2023-05-03 20:37:01 | 日記

蒋介石氏のノートの思い出

 私はずいぶん若いころ台北に行ってそれがどこであったかは記憶がないが、蒋介石氏が日本の士官学校で勉強した時の数学のノート(ただし一ページだけ)を見たことがある。はじめから台湾に落ち着くつもりで日本から直送したはずはないから、このノートは広い中国を転々としたはずである。インクで相当複雑な幾何の問題を解いている。キット万年筆ではなくいちいちインク壺にペンを落として書くのであろう。

 当時の日本の士官学校のレベルの高さも感じるが、蒋介石氏の人柄が生真面目で繊細で思慮深いことが偲ばれる。決して豪放磊落な人柄ではない。歴史の教科書を見ると英雄というのは凄いヒトと思うけどそうではないようだ。しからばわが国にも講談本でおなじみの英雄はいくらもいるが、その人たちは案外豪放磊落ではないのかもしれない。NHKの大河ドラマも真面目で繊細な人物という描き方をすればいいかもである。実際繊細な人であったかもしれない。私の知る人で、英雄というのはモノに動じるようではいけないから留年をどんどんしないといけないとか言って何遍も留年した人が居るが、その後その人が天下を取ったという話は聞かない。

 さて、軍人と数学または算術とはどうやら深い関係があるようである。

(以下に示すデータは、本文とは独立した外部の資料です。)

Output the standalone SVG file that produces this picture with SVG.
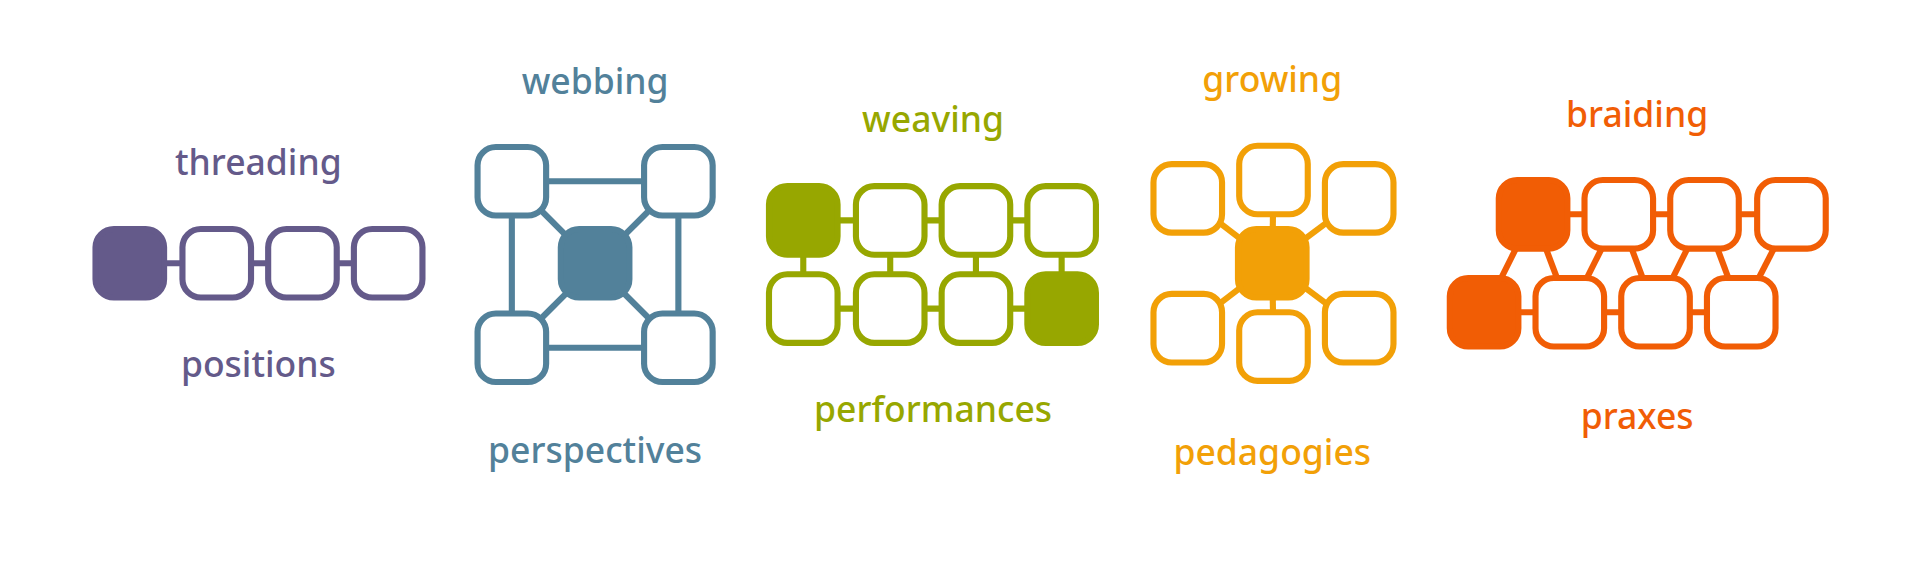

豊臣秀吉は針売りをしていたくらいだからそろばんがとてもできたらしいし戦国武将にもそろばんを片手に馬に乗ったヒトはいくらもいたであろう。ナポレオンは砲兵科であることもあって数学のできたひとで、パリの数学者仲間から戦争なんかしないでこっちに来ないかと誘われたという話を聞いたことがある。単純に考えれば、兵站の計算にそろばんが必要であったと考えられるがもっと大きな意味で軍を動かすのに算術または数学が役立つのではないか。

 諸葛孔明は出師の表を読むと、文才にあふれた詩人ではないかと思うが数学もすごかったらしい。蜀の国から軍を派遣するのに一輪車を考案してそれで食料を運んだまではまあ誰でも思いつくかもであるが、食料を敵の手に渡さないためにからくり箱を作ってそれに納めて運んだという。なるほど開け方を知らないと食料が役に立たない。しかし、そこまで手間なことするだろうか。鉄で作ってあれば別だが木で作るのが普通だから大きな木槌かのこぎりで簡単に開いてしまう。鉄で作るなら重くて運ぶのが大変で特にあの蜀の桟道のところが大変である。まあ鉄で作った小さなからくり箱に何かの命令書をいれて運んだとは考えられる。

 孔明さんはこの自分の発明したからくり箱にヒントを得て知恵の輪を考案し、出師している最中に自分の娘が寂しがってはいけないからと知恵の輪を「今度帰ってくるまでに解いておくように」と言ったあたえたという伝説がある。だから孔明さんも数学または算術がとてもできたのであろう。(いくら何でもここまでの数学と文才が同居するとは思えないから出師の表は、ゴーストライターがいたと思うのだが。)

 日本の高校または大学初年度の数学は多分士官学校や兵学校のカリキュラムがもとになっているであろう。別にそれでいけないとは言わないが、これからは各人が独立して仕事をしていく時代であるから数学を少し減らしてその分簿記会計を全員必修で入れるべきではないかと思っている。さらに論理的な思考と言うことなら、数学に代えて囲碁将棋や麻雀であってもいい。ただ麻雀は反対意見が多そうだけど。